Kenyataan-kenyataan yang diuraikan di atas, mengharuskan bangsa ini untuk mengetahui keadaan bangsa-bangsa lain. Kita tidak hanya mendasarkan sikap-sikap yang harus diambil terhadap kenyataan-kenyataan obyektif yang ada di negeri-negeri lain itu, atas pertimbangan-pertimbangan formal dengan berbagai negara tersebut, melainkan pada kenyataan-kenyataan yang kita yakini sendiri. Hal ini dilakukan oleh banyak negara atas keadaan kita, seperti nasehat pemerintah AS agar para warga negaranya tidak berkunjung ke Indonesia menjelang lebaran ini. Jelas hal itu ‘digerakkan’ oleh kemungkinan adanya kejadian-kejadian di negeri kita yang tidak nyaman oleh aksi para teroris di negeri ini.

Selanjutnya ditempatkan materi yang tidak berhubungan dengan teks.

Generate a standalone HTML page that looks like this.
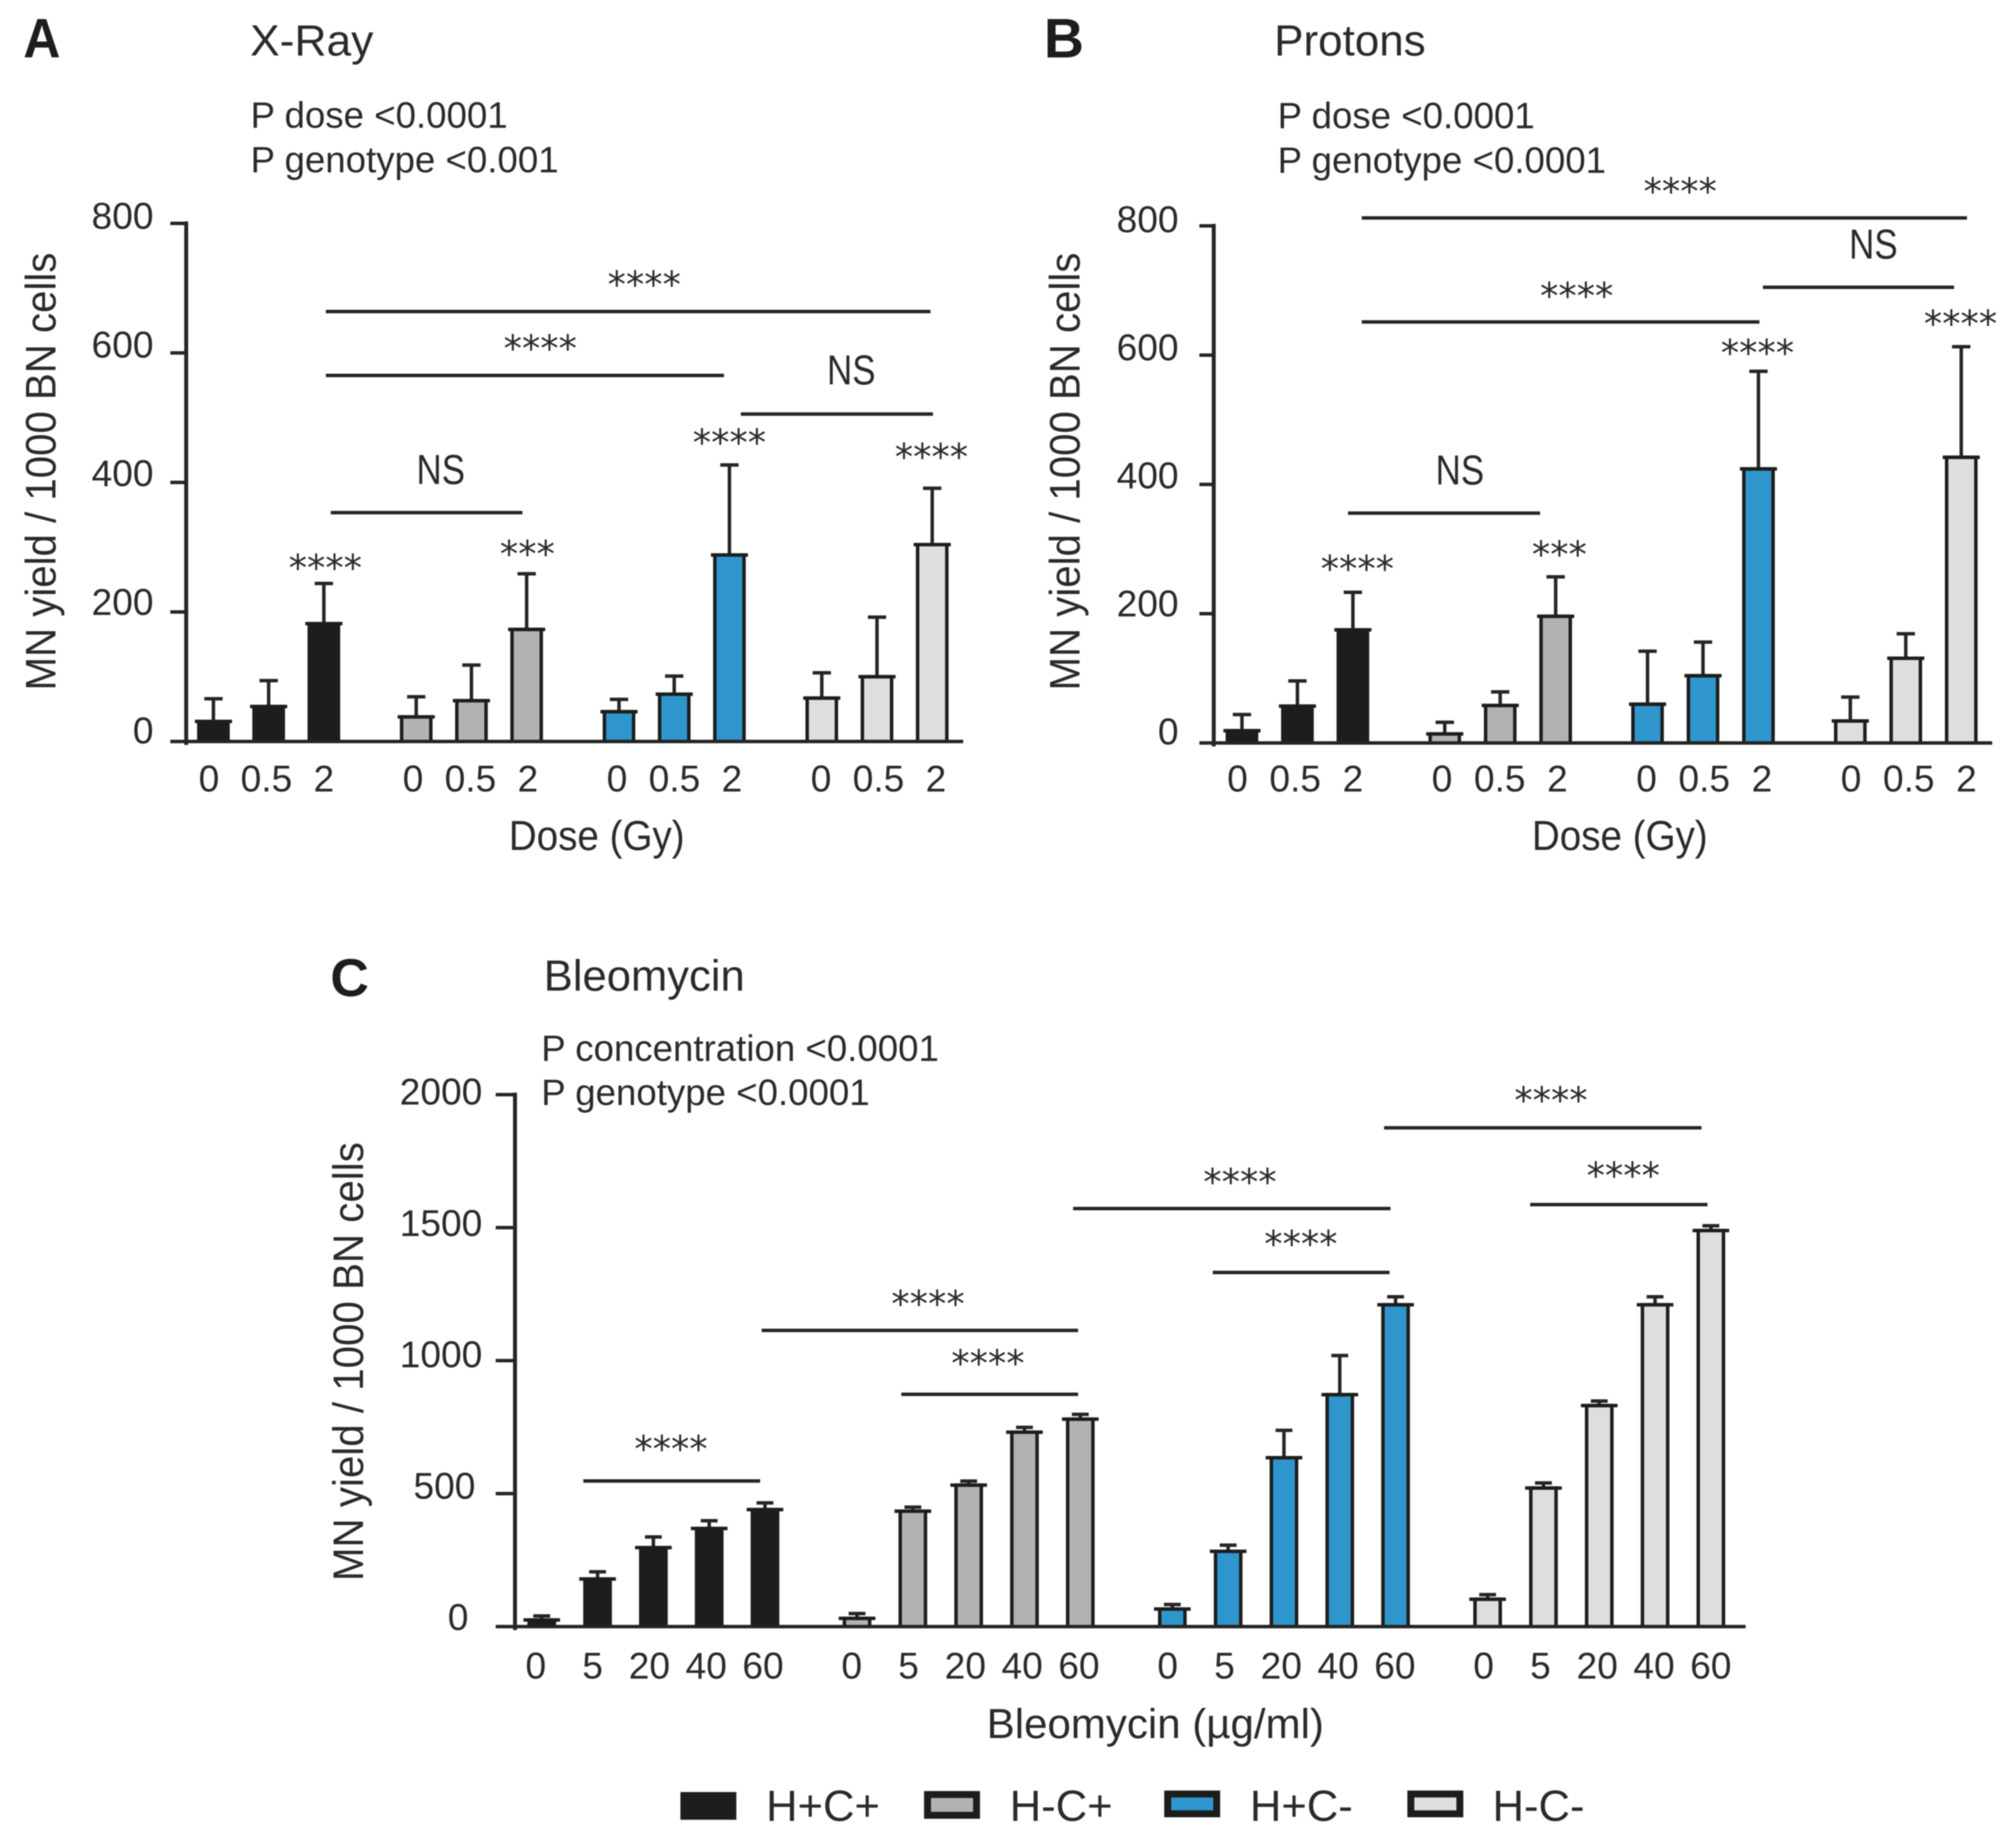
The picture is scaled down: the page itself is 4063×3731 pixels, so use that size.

Mengapakah kita tidak berani memberikan nasehat kepada para TKW kita, akan hal-hal yang dapat terjadi atas diri mereka di luar negeri, termasuk ‘status’ sebagai budak sahaya biologis ataupun istri sosiologis? Untuk mengambil sikap seperti itu, harus diikuti dengan upaya ‘membersihkan diri dari tindakan-tindakan melanggar hukum oleh berbagai pihak, temasuk para pejabat formal di negeri kita sendiri. Memang tidak mudah, untuk melakukan identifikasi atau pengenalan diri sendiri dalam jumlah sangat besar. Ini tentu memerlukan keberanian moral cukup besar pula untuk melakukannya. Kenyataan memang sering ‘dibungkus’ oleh kebutuhan-kebutuhan golongan-golongan atau kelompok-kelompok. Apalagi kalau mereka memiliki aset-aset ekonomi dan keuangan cukup besar, seperti yang ada sekarang di negeri kita.
Perilaku ‘Burung Onta’ seperti dikemukakan di atas, akan menghasilkan sikap yang tidak menghendaki kejujuran dan keterbukaan, dalam hubungan kita dengan masyarakat Saudi Arabia. Hasilnya, sikap ini tidak akan membuahkan pandangan yang sejalan, baik dari kalangan pemerintah Indonesia dan Saudi Arabia, juga tidak akan disetujui oleh PJTKI kita maupun oknum-oknum Arab yang mendatangkan TKI kita ke sana. Padahal ini adalah bagian dari proses lumrah untuk mengambil dan membuang menurut kenyataan sejarah yang ada bukan?